En attendant, il faut juste constater que notre politique étrangère, intransigeante, tellement déroutante que le Monde Diplomatique écrivait en octobre 2013 que "L'Elysée et le Quai d'Orsay auront réussi le tour de force simultané d'exaspérer Washington, de gêner Londres, de faire lever les yeux au ciel à Berlin, de désespérer Beyrouth, de déclencher un concert de soupirs à Bruxelles et d'amuser les joueurs d'échec de Moscou.", donc que notre politique étrangère a largement contribué à faire perdurer le conflit en Syrie et donc à laisser se développer les forces islamistes en présence. Notons au passage que la France est désormais marginalisée dans les négociations de Vienne. Le discours anti-Assad français a de plus sans doute suscité des vocations dans les rangs d'une jeunesse islamisée qui trouvait un adversaire dont la disparition physique était explicitement souhaitée par l'exécutif.

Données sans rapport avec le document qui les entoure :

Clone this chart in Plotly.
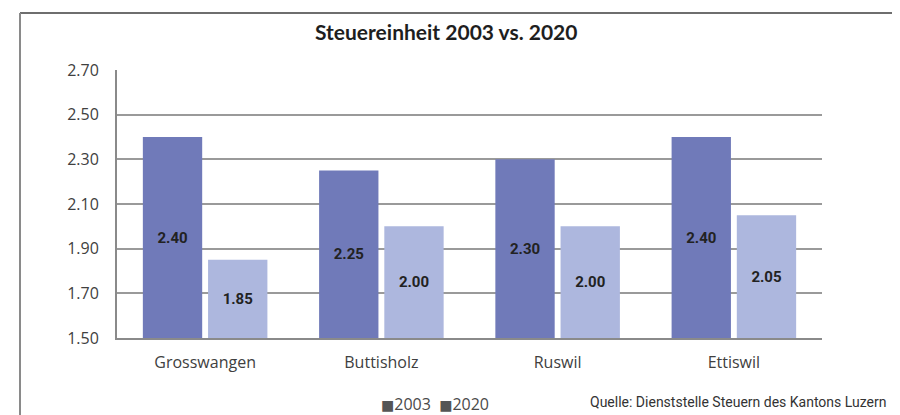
import plotly.graph_objects as go

categories = ["Grosswangen", "Buttisholz", "Ruswil", "Ettiswil"]
values_2003 = [2.40, 2.25, 2.30, 2.40]
values_2020 = [1.85, 2.00, 2.00, 2.05]
series_names = ["2003", "2020"]
y_ticks = [1.50, 1.70, 1.90, 2.10, 2.30, 2.50, 2.70]
axis_base = 1.50
title_text = "Steuereinheit 2003 vs. 2020"
source_text = "Quelle: Dienststelle Steuern des Kantons Luzern"

# page has an 8px body margin; compensate
OFF = 8
W, H = 900 - OFF, 415 - OFF
L, T = 117 - OFF, 70 - OFF
R = W - (822 - OFF)
B = H - (338 - OFF)
pw, ph = W - L - R, H - T - B

def px(x):
    return (x - OFF - L) / pw

def py(y):
    return (H - B - (y - OFF)) / ph

label_font = dict(family="Roboto, sans-serif", size=15, color="#222222")

fig = go.Figure()
for name, vals, col in [(series_names[0], values_2003, "#707ab9"),
                        (series_names[1], values_2020, "#adb7de")]:
    fig.add_trace(go.Bar(
        x=categories, y=[v - axis_base for v in vals], base=axis_base, name=name,
        marker=dict(color=col, line=dict(width=0)),
        text=[f"<b>{v:.2f}</b>" for v in vals], textposition="inside",
        insidetextanchor="middle", textangle=0, textfont=label_font,
    ))

fig.update_layout(
    width=W, height=H, margin=dict(l=L, r=R, t=T, b=B),
    paper_bgcolor="white", plot_bgcolor="white",
    barmode="group", bargap=0.26, bargroupgap=0.09,
    showlegend=False,
    font=dict(family="Open Sans, sans-serif", color="#404040", size=16),
)
fig.update_yaxes(range=[1.5, 2.7], tickvals=y_ticks, ticktext=[f"{v:.2f}" for v in y_ticks],
                 showgrid=True, gridcolor="#9a9a9a", gridwidth=2,
                 showline=True, linecolor="#8a8a8a", linewidth=2,
                 ticks="", ticklabelstandoff=13, zeroline=False,
                 tickfont=dict(family="Open Sans, sans-serif", size=16, color="#404040"))
fig.update_xaxes(showline=True, linecolor="#8a8a8a", linewidth=2, ticks="",
                 ticklabelstandoff=9,
                 tickfont=dict(family="Open Sans, sans-serif", size=16, color="#404040"))

# Frame lines
fig.add_shape(type="line", xref="paper", yref="paper", x0=px(20), x1=px(901), y0=py(13), y1=py(13),
              line=dict(color="#6e6e6e", width=2))
fig.add_shape(type="line", xref="paper", yref="paper", x0=px(20), x1=px(20), y0=py(13), y1=py(416),
              line=dict(color="#8a8a8a", width=2))

fig.add_annotation(text=f"<b>{title_text}</b>", xref="paper", yref="paper",
                   x=px(446), y=py(32), xanchor="center", yanchor="middle", showarrow=False,
                   font=dict(family="Lato, sans-serif", size=21, color="#1e1e1e"))

fig.add_annotation(
    text=(f"<span style='color:#555555;font-family:DejaVu Sans;font-size:14px'>■</span>{series_names[0]}  "
          f"<span style='color:#555555;font-family:DejaVu Sans;font-size:14px'>■</span>{series_names[1]}"),
    xref="paper", yref="paper", x=px(435), y=py(404), xanchor="center", yanchor="middle",
    showarrow=False, font=dict(family="Open Sans, sans-serif", size=16, color="#4a4a4a"))

fig.add_annotation(text=source_text, xref="paper", yref="paper", x=px(888), y=py(402),
                   xanchor="right", yanchor="middle", showarrow=False,
                   font=dict(family="Roboto, sans-serif", size=14, color="#333333"))

fig.write_html("out.html")
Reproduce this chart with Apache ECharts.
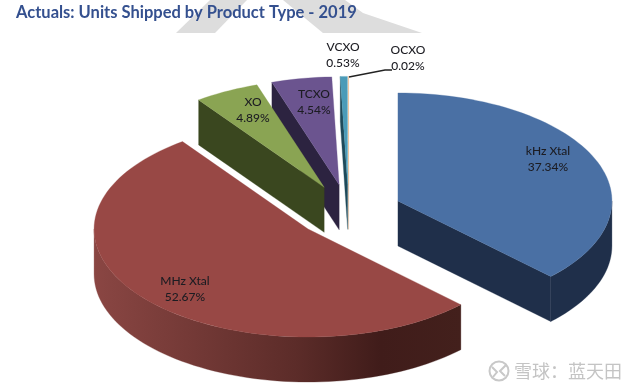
<!DOCTYPE html>
<html><head><meta charset="utf-8">
<style>html,body{margin:0;padding:0;background:#fff}#c{width:641px;height:391px}</style>
<script src="https://cdn.jsdelivr.net/npm/echarts@6/dist/echarts.min.js"></script>
</head><body><div id="c"></div>
<script>
const titleText = 'Actuals: Units Shipped by Product Type - 2019';
const categories = ['kHz Xtal', 'MHz Xtal', 'XO', 'TCXO', 'VCXO', 'OCXO'];
const shares = [37.34, 52.67, 4.89, 4.54, 0.53, 0.02];
const shareLabels = ['37.34%', '52.67%', '4.89%', '4.54%', '0.53%', '0.02%'];
const topColors = ['#4a70a4', '#984845', '#8aa453', '#6b548f', '#4a9bb8', '#f0c8a0'];
const sideColors = ['#1f2f4a', '#4a2220', '#3a471f', '#2c2340', '#1f4a5a', '#c89a70'];
const drawRank = [5, 4, 3, 2, 1, 0];
const labelAnchors = [[548, 159], [185, 289], [253, 110], [314, 102], [343, 55], [408, 58]];

const pie = { cx: 348.6, cy: 211.4, rx: 214, ry: 108, explode: 0.25, depth: 45 };
const total = shares.reduce((a, b) => a + b, 0);
const starts = [];
shares.reduce((acc, v, i) => { starts[i] = acc; return acc + v; }, 0);
const rad = d => d * Math.PI / 180;

function slicePoint(c, deg, dy) {
  return [c[0] + pie.rx * Math.sin(rad(deg)), c[1] - pie.ry * Math.cos(rad(deg)) + (dy || 0)];
}
function arc(c, a0, a1, dy) {
  const n = Math.max(2, Math.ceil((a1 - a0) / 2)), pts = [];
  for (let k = 0; k <= n; k++) pts.push(slicePoint(c, a0 + (a1 - a0) * k / n, dy));
  return pts;
}
function poly(points, fill, z2, stroke) {
  return { type: 'polygon', shape: { points }, z2,
    style: { fill, stroke: stroke || fill, lineWidth: stroke ? 0.6 : 0.3 }, silent: true };
}
function renderItem(params, api) {
  const i = params.dataIndex, v = api.value(0);
  const a0 = starts[i] / total * 360, a1 = a0 + v / total * 360, mid = (a0 + a1) / 2;
  const c = [pie.cx + pie.explode * pie.rx * Math.sin(rad(mid)),
             pie.cy - pie.explode * pie.ry * Math.cos(rad(mid))];
  const z = drawRank[i] * 10, kids = [];
  const radial = a => {
    const p = slicePoint(c, a);
    kids.push(poly([c, p, [p[0], p[1] + pie.depth], [c[0], c[1] + pie.depth]], sideColors[i], z));
  };
  if (Math.sin(rad(a0)) < 0) radial(a0);
  if (Math.sin(rad(a1)) > 0) radial(a1);
  const s0 = Math.max(a0, 90), s1 = Math.min(a1, 270);
  if (s1 > s0) {
    const pts = arc(c, s0, s1, 0).concat(arc(c, s0, s1, pie.depth).reverse());
    const fill = categories[i] === 'MHz Xtal'
      ? new echarts.graphic.LinearGradient(0, 0, 1, 0, [
          { offset: 0, color: '#8a4643' }, { offset: 0.55, color: '#5c2c29' },
          { offset: 0.78, color: '#401c1a' }, { offset: 1, color: '#43201c' }])
      : sideColors[i];
    kids.push(poly(pts, fill, z + 1));
  }
  kids.push(poly([c].concat(arc(c, a0, a1, 0)), topColors[i], z + 2, i === 5 ? topColors[i] : null));
  kids.push({ type: 'text', z2: 100, style: {
    text: categories[i] + '\n' + shareLabels[i], x: labelAnchors[i][0], y: labelAnchors[i][1],
    align: 'center', verticalAlign: 'middle', lineHeight: 16,
    font: '500 12px Lato', fill: '#1c1c22' } });
  return { type: 'group', children: kids };
}

const chart = echarts.init(document.getElementById('c'), null, { renderer: 'canvas' });
chart.setOption({
  animation: false,
  backgroundColor: '#fff',
  title: { text: titleText, left: 11, top: -1,
    textStyle: { fontFamily: 'Lato', fontWeight: 'bold', fontSize: 16.5, color: '#34508f' } },
  graphic: [
    { type: 'polygon', z: -1, shape: { points: [[176, 33], [215, 33], [247, 0], [210, 0]] }, style: { fill: '#dddddd' } },
    { type: 'polygon', z: -1, shape: { points: [[283, 0], [323, 33], [422, 33], [363, 13], [345, 0]] }, style: { fill: '#dddddd' } },
    { type: 'polyline', z: 5, shape: { points: [[349, 77], [385, 70], [392, 70]] }, style: { stroke: '#222', lineWidth: 1.3, fill: 'none' } },
    { type: 'circle', z: 5, shape: { cx: 499, cy: 371, r: 9.5 }, style: { fill: 'none', stroke: '#c8c8c8', lineWidth: 2 } },
    { type: 'polyline', z: 5, shape: { points: [[492, 367], [497, 372], [493, 377]] }, style: { fill: 'none', stroke: '#c8c8c8', lineWidth: 2 } },
    { type: 'polyline', z: 5, shape: { points: [[506, 365], [500, 371], [505, 376]] }, style: { fill: 'none', stroke: '#c8c8c8', lineWidth: 2 } },
    { type: 'text', z: 5, style: { text: '雪球：蓝天田', x: 514, y: 371, verticalAlign: 'middle',
      font: '18px "Noto Sans CJK SC"', fill: '#c4c4c4' } }
  ],
  series: [{
    type: 'custom', coordinateSystem: 'none', silent: true,
    data: shares.map((v, i) => ({ name: categories[i], value: [v] })),
    renderItem
  }]
});
</script></body></html>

Toutes ces suites d'erreurs, d'erreurs d'appréciation sur fond idéologique, sur les plans intérieur et extérieur ne sont évidemment pas à l'origine du phénomène djihadiste qui est consubstantiel à l'islam depuis qu'il existe, même si, bien heureusement il ne concerne qu'une partie encore minoritaire des musulmans mais qui semble néanmoins progresser en volume avec les années et les succès qu'il remporte. Mais ces erreurs ont offert un terreau favorable à son développement d'abord sur notre sol puisque "le prôner n'était pas considéré comme un délit" et que tenter de l'analyser sous d'autres angles que ceux autorisés et veillant davantage à "ne pas stigmatiser" qu'à réellement comprendre vous rangeait illico dans le camp des fachos, et ensuite sur le théâtre moyen-oriental en raison notamment d'alliances aussi aveugles que douteuses dont il faudra bien un jour aller fouiller pour en discerner la nature profonde car je doute qu'un tel aveuglement ne soit dû qu'à des intérêts économiques globaux.
Alors c'est clair, la question de confiance se pose. Pas à l'Assemblée, pour cause de conflits d'intérêts. Mais devant le peuple. Quand on pense qu'il y a 10 jours la grande menace pour la France était la prise d'une ou deux régions par le FN!!! On croit rêver! Alors peut-être qu'on pourrait enfin trouver des gens intelligents, dignes de confiance, ayant pour intérêts la France plutôt que leur petite carrière. Peut-être est-il temps de penser que l'union nationale si elle est souhaitable ne peut qu'exister que derrière un gouvernement d'union nationale. On a des Védrine ou des Villepin qui sont disponibles, mais sans doute d'autres même si dans la classe politique, comme ça, spontanément, les noms ont du mal à me venir à l'esprit.